Kehadiran Notosemito dengan Bal Tiga menunjukan bahwa seorang pribumi dengan usaha dari bawahnya akan mampu menjadi golongan kelas menengah terpandang di masa itu. Kejayaan Nitisemito sangat bersamaan dalam masa-masa pergerakan nasional. Seorang pengusaha besar macam Nitisemito setidaknya menyelamatkan banyak pribumi dengan mempekerjakan mereka dalam usaha rokoknya. Dengan begitu buruh pribumi itu tidak bekerja dibawah orang-orang Belanda maupun nonpribumi (seperti Cina). Walau dengan upah hampir sama, hal ini menghindarkan mereka diperbudak oleh tuan-tuan muka pucat Eropa.

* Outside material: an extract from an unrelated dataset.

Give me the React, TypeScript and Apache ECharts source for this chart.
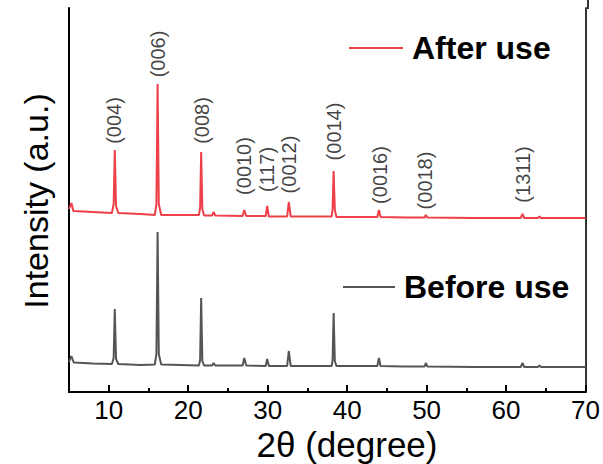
import React, { useEffect, useRef } from "react";
import * as echarts from "echarts";

// 2θ positions and intensities (a.u.)
const thetaBefore = [5.0, 5.3, 5.6, 8.0, 10.4, 10.62, 10.76, 10.92, 11.2, 14.0, 15.8, 16.0, 16.15, 16.3, 16.6, 19.0, 21.35, 21.5, 21.63, 21.78, 22.0, 23.0, 23.2, 23.4, 26.85, 27.05, 27.3, 29.75, 29.94, 30.15, 32.45, 32.66, 32.9, 38.05, 38.17, 38.3, 38.45, 38.65, 43.8, 44.0, 44.2, 47.0, 49.75, 49.9, 50.1, 56.0, 61.85, 62.06, 62.3, 64.0, 64.2, 64.4, 70.0];
const intensityBefore = [30, 36, 29.5, 28.5, 28, 34, 83, 33, 28, 27, 27.5, 38, 160, 38, 27.5, 27, 26.5, 32, 94, 31, 26.5, 26.5, 29, 26.5, 26.5, 34, 26.5, 26, 33, 26, 26, 41, 26, 26, 32, 79, 31, 26, 26, 34, 26, 25.5, 25.5, 29, 25.5, 25, 25, 29, 25, 25, 26.5, 25, 25];

const thetaAfter = [5.0, 5.3, 5.55, 8.0, 10.4, 10.62, 10.76, 10.92, 11.2, 14.0, 15.8, 16.0, 16.15, 16.3, 16.6, 19.0, 21.35, 21.5, 21.63, 21.78, 22.0, 23.0, 23.2, 23.4, 26.85, 27.05, 27.3, 29.75, 29.94, 30.15, 32.45, 32.66, 32.9, 38.05, 38.17, 38.3, 38.45, 38.65, 43.8, 44.0, 44.2, 47.5, 49.75, 49.9, 50.1, 56.0, 61.85, 62.06, 62.3, 64.0, 64.2, 64.4, 70.0];
const intensityAfter = [183, 189, 181, 180, 179, 188, 242, 186, 179, 178, 177, 188, 308, 188, 177, 177, 177, 184, 240, 183, 176.5, 176.5, 180, 176.5, 176, 182, 176, 176, 186, 175.5, 175.5, 190, 175.5, 175.5, 183, 221, 182, 175, 175, 182, 175, 174.5, 174.5, 177, 174.5, 174, 174, 178, 174, 174, 175.5, 174, 174];

// peak annotations
const peakNames = ["(004)", "(006)", "(008)", "(0010)", "(117)", "(0012)", "(0014)", "(0016)", "(0018)", "(1311)"];
const peakLabelTheta = [10.7, 16.15, 21.7, 27.05, 29.9, 32.7, 38.3, 44.1, 49.85, 62.1];
const peakLabelHeight = [271.5, 338, 271.5, 226, 222.5, 227.5, 260.5, 217, 211.5, 217.5];

const majorTicks = [10, 20, 30, 40, 50, 60, 70];
const minorTicks = [15, 25, 35, 45, 55, 65];

const FONT = "'Liberation Sans', Arial, sans-serif";
const RED = "#ee4049";
const GRAY = "#555555";

function zip(a: number[], b: number[]) {
  return a.map((v, i) => [v, b[i]]);
}

export default function App() {
  const ref = useRef<HTMLDivElement>(null);
  useEffect(() => {
    document.body.style.margin = "0";
    const chart = echarts.init(ref.current!, null, { renderer: "svg" });
    const labelData = peakNames.map((n, i) => ({ name: n, value: [peakLabelTheta[i], peakLabelHeight[i]] }));
    const legendText = { fontSize: 32, fontWeight: "bold", fontFamily: FONT, color: "#000", lineHeight: 34, padding: [0, 0, 0, 4] };
    chart.setOption({
      animation: false,
      backgroundColor: "#ffffff",
      grid: { left: 69, right: 15, top: 8, bottom: 72 },
      xAxis: [
        {
          type: "value",
          min: 5,
          max: 70,
          splitLine: { show: false },
          axisLine: { show: true, lineStyle: { color: "#000", width: 2 } },
          axisTick: { show: true, inside: true, length: 7, customValues: majorTicks, lineStyle: { color: "#000", width: 2 } },
          axisLabel: { customValues: majorTicks, color: "#000", fontSize: 26, fontFamily: FONT, margin: 5, lineHeight: 26 },
        },
        {
          type: "value",
          min: 5,
          max: 70,
          position: "bottom",
          splitLine: { show: false },
          axisLine: { show: false },
          axisTick: { show: true, inside: true, length: 4, customValues: minorTicks, lineStyle: { color: "#000", width: 2 } },
          axisLabel: { show: false },
        },
      ],
      yAxis: [
        {
          type: "value",
          min: 0,
          max: 384,
          splitLine: { show: false },
          axisLine: { show: true, lineStyle: { color: "#000", width: 2 } },
          axisTick: { show: false },
          axisLabel: { show: false },
        },
        {
          type: "value",
          min: 0,
          max: 384,
          position: "right",
          splitLine: { show: false },
          axisLine: { show: true, lineStyle: { color: "#333", width: 2 } },
          axisTick: { show: false },
          axisLabel: { show: false },
        },
      ],
      legend: [
        {
          data: ["After use"],
          left: 349,
          top: 31,
          padding: 0,
          icon: "rect",
          itemWidth: 54,
          itemHeight: 2,
          textStyle: legendText,
        },
        {
          data: ["Before use"],
          left: 343,
          top: 270,
          padding: 0,
          icon: "rect",
          itemWidth: 52,
          itemHeight: 2,
          textStyle: legendText,
        },
      ],
      series: [
        {
          name: "Before use",
          type: "line",
          data: zip(thetaBefore, intensityBefore),
          symbol: "none",
          lineStyle: { color: GRAY, width: 2 },
          itemStyle: { color: GRAY },
        },
        {
          name: "After use",
          type: "line",
          data: zip(thetaAfter, intensityAfter),
          symbol: "none",
          lineStyle: { color: RED, width: 2 },
          itemStyle: { color: RED },
        },
        {
          name: "labels",
          type: "scatter",
          data: labelData,
          symbolSize: 0,
          silent: true,
          label: {
            show: true,
            position: "inside",
            rotate: 90,
            formatter: (p: any) => p.name,
            fontSize: 20,
            fontFamily: FONT,
            color: "#111",
            align: "center",
            verticalAlign: "middle",
          },
        },
      ],
      graphic: [
        {
          type: "text",
          x: 347,
          y: 444,
          style: { text: "2θ (degree)", font: `35px ${FONT}`, lineHeight: 34, fill: "#000", align: "center", verticalAlign: "middle" },
        },
        {
          type: "text",
          x: 36,
          y: 201,
          rotation: Math.PI / 2,
          style: { text: "Intensity (a.u.)", font: `34px ${FONT}`, fill: "#000", align: "center", verticalAlign: "middle" },
        },
        {
          type: "line",
          shape: { x1: 588, y1: 0, x2: 588, y2: 9 },
          style: { stroke: "#333", lineWidth: 2 },
        },
      ],
    });
    return () => chart.dispose();
  }, []);
  return <div ref={ref} style={{ width: 603, height: 464 }} />;
}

Di lapangan banyak pengusaha pribumi dikalahkan oleh pengusaha Cina bahkan Belanda yang bermodal besar. Hal ini melahirkan sebuah organisasi dagang pribumi bernama Sarekat Dagang Islam pimpinan Haji Samanhudi, yang kemudian menjadi Sarekat Islam. Organisasi Islam bernuansa dagang itu juga kemudia berdiri juga di Kudus. Keberadaan Sarekat Islam, dikemudian hari hanyalah menjadi kendaraan politik semata dengan nama Partai Sarekat Islam Indonesia (PSII), Sarekat Islam meski kelanjutan dari Sarekat Dagang Islam tidak mampu memajukan dunia wirausaha pribumi.
Nitisemito patut dicatat sebagai salah satu pengusaha sukses disamping Djohan Djohar. Sebagai pengusaha kretek pribumi, Nitisemito pengusaha adalah yang pertama yang sukses di Kudus bahkan di Indonesia. Pemerintah kolonial Belanda sekalipun, perlu berpikir panjang untuk menutup pabriknya. Pemerintah Belanda pula menganggap Nitisemito berjasa dalam perkembangan industri kretek, kendati tidak catatan yang menyebutkan Nitisemito pernah dapat bintang jasa dari pemerintah kolonial atas usahanya itu.